Interaction models
Mira Murati's lab put out a model that doesn't wait its turn — it watches you on video, listens, and talks back at the same time, all from one model instead of a stitched-together voice pipeline.
Today's voice assistants are assembled: one component decides you've stopped talking, another transcribes, the language model answers, a fourth speaks. Thinking Machines collapsed that assembly into a single model that reads the room in 200-millisecond slices — perceiving and responding in the same breath, so it can interject, finish your sentence, or comment on what it just saw you do, without waiting for a turn to end.
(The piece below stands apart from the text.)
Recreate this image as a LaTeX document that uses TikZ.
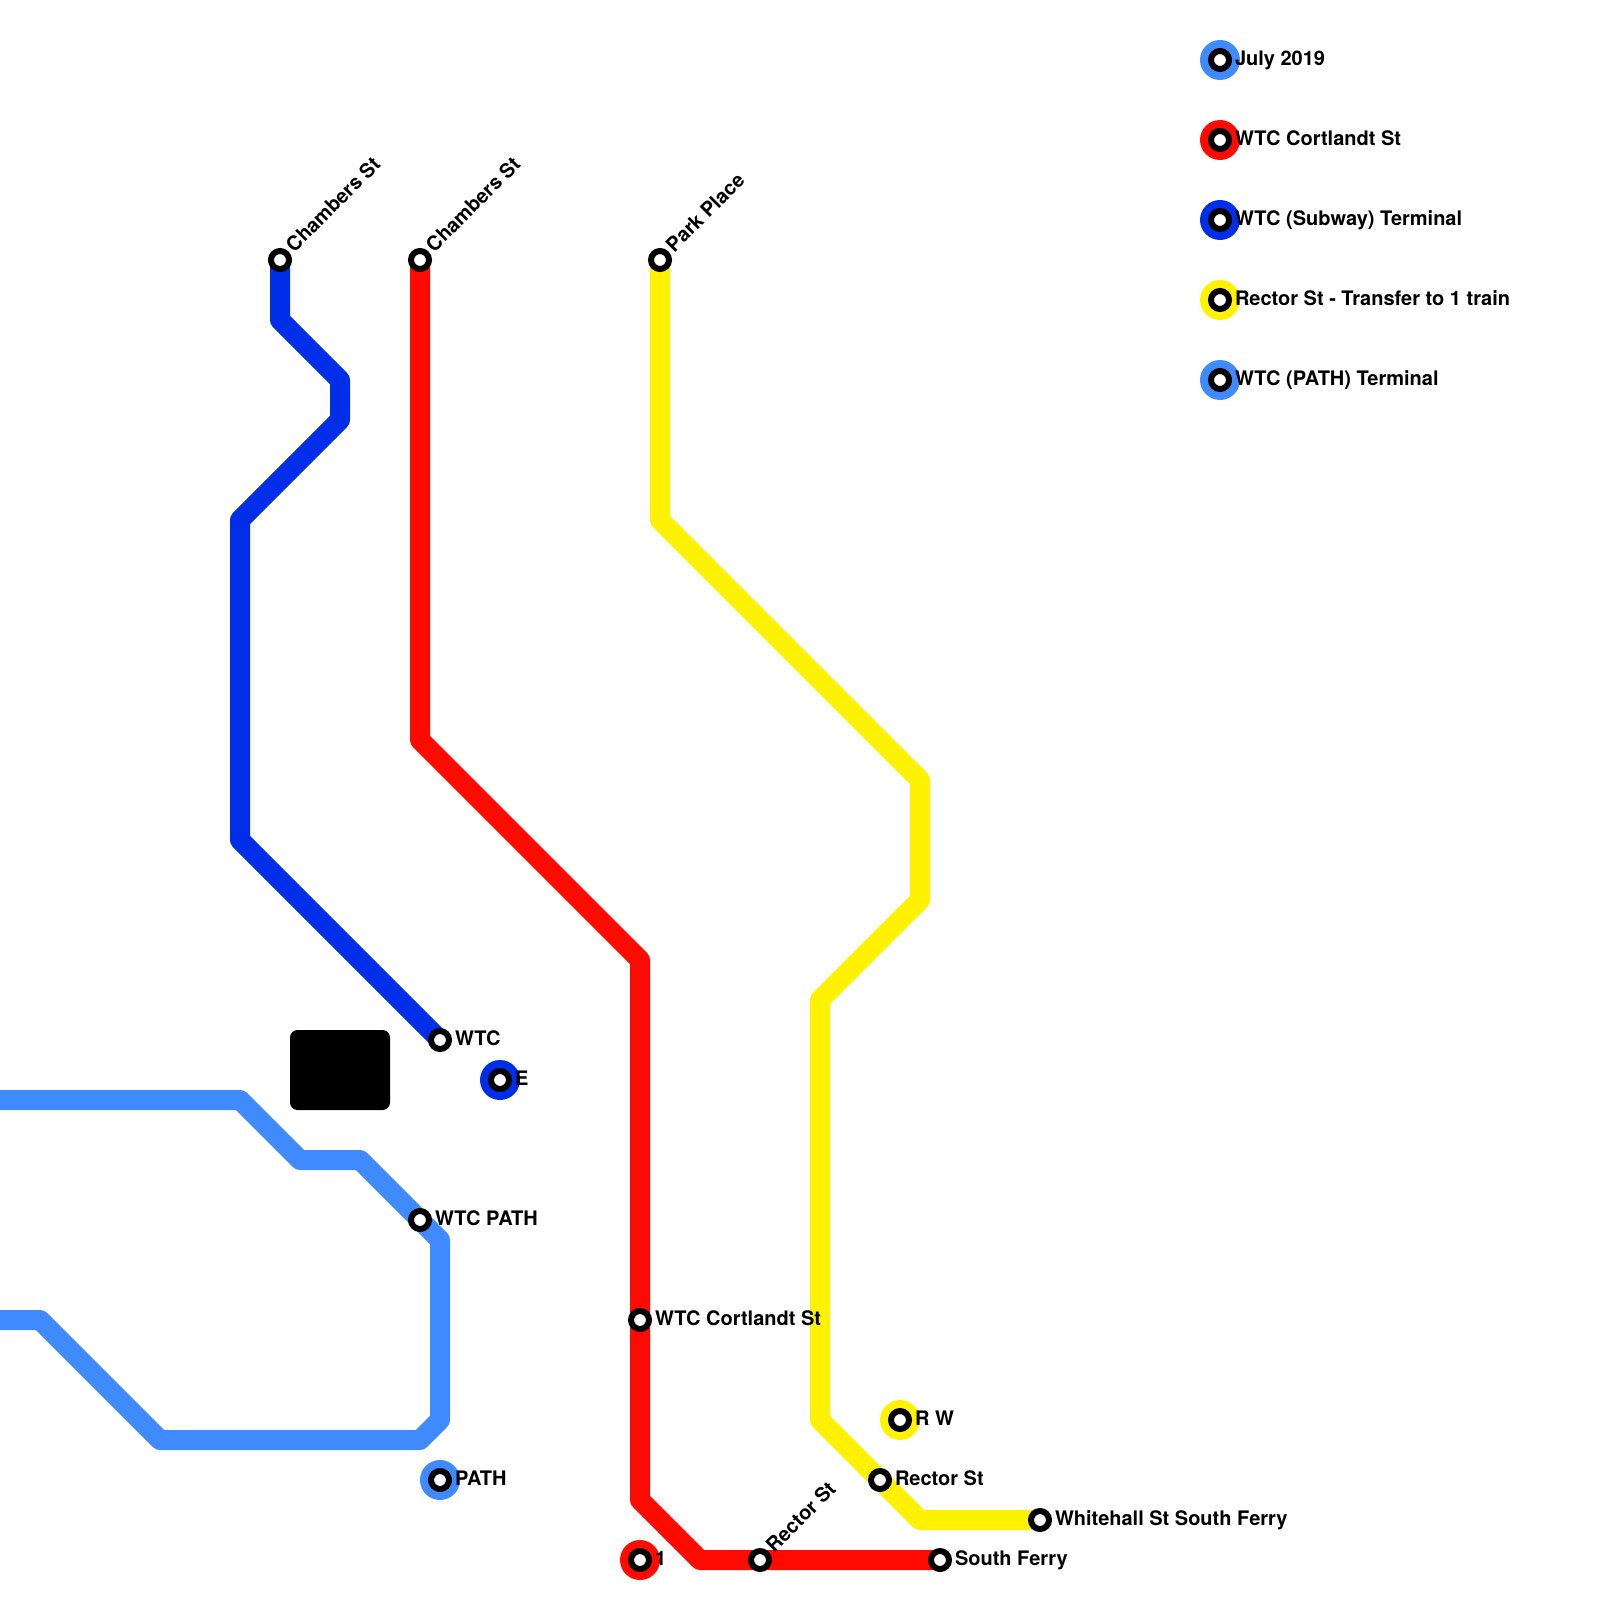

Open systems have done full-duplex audio — interrupting, backchanneling — since Kyutai's Moshi in 2024. The wager that's actually new is the video.
Talking over you is the demo that gets quoted, but it isn't the new part: open systems have done full-duplex audio since 2024. The real move is twofold — doing it at frontier scale, and folding live video into the same stream, so the model reacts to a raised eyebrow or a botched rep, not just to sound. The lab frames this as a thesis: interactivity should scale alongside intelligence, treated as its own axis rather than a wrapper bolted on after the model is smart.
Worth noticing what's load-bearing: an independent reviewer flagged that the headline numbers lean on a second, slower reasoning model running in the background — an easy way to post strong scores. The bet here is less about any one benchmark than about a well-funded lab deciding the frontier isn't only a smarter model, but a model you can actually talk with.
It's a research preview behind closed doors, not something you can use yet.